I don’t think most people have a problem with a GM tailoring their campaign based on player choices. The objections happen because quantum ogres are a type of action that can negate those choices — and this is the specific use-case that Hack & Slash restricts his definition to. Unfortunately, there are just as many valid uses for quantum ogres, and the term has become so popularized that we cannot assume people mean those problematic instances.

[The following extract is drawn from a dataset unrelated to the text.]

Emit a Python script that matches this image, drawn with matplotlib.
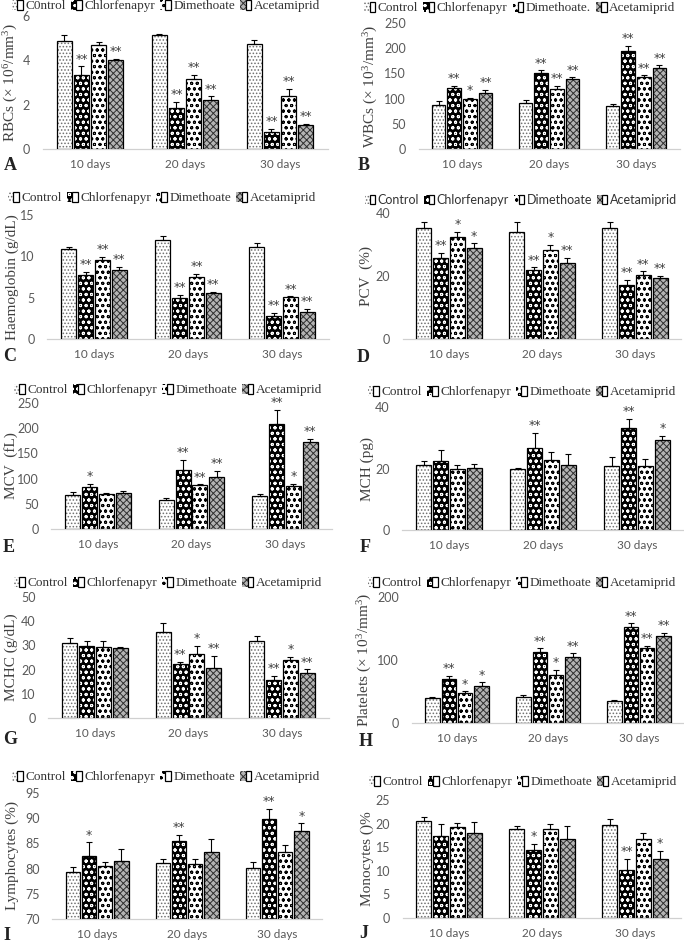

Emanuele Galletto has stated that Fabula Ultima is a game of continuous quantum ogres:

Quantum Ogres are only a problem when there’s actually a good and bad course of action to take

The agency is not in picking the tunnel without the ogre, it’s in deciding how to tackle the inevitable ogre fight, and express how that fight has changed the character

There is an incredible amount of agency in Fabula Ultima. Players get to wield the authorial pen constantly and have the ability to declare truths about the world at will. It’s also a game where the player characters are explicitly protagonists and because of that, the GM has a responsibility to shape the game around player decisions. Sometimes that means spawning an ogre to attack the village the players are protecting.

I feel strongly that Lich House got it right in his third post on illusionism. Player choices should be meaningful and have consequences. Player choices are based on partial, imperfect information. The GM is obligated to administer the setting that ensures player choice is meaningful and consistent with previously established facts.

In addition to the GM’s efforts, it is the responsibility of players to give their choices meaning in absence of information. Every action is an opportunity to express your character and their interiority. It is also a shared responsibility for players to seek information and the GM to establish the known facts of a choice.


If I’ve done anything here today, I hope that I’ve been able to highlight the historical context that the term quantum ogre was established in. I like my definition, but even if it doesn’t catch on, I want people to be aware that the original post was speaking to the OSR play culture and did not object to the practice when applied to other games.

If I dare to dream further, my hope is that I have demonstrated the ways players can make truly meaningful choices with reactive, mutable fiction.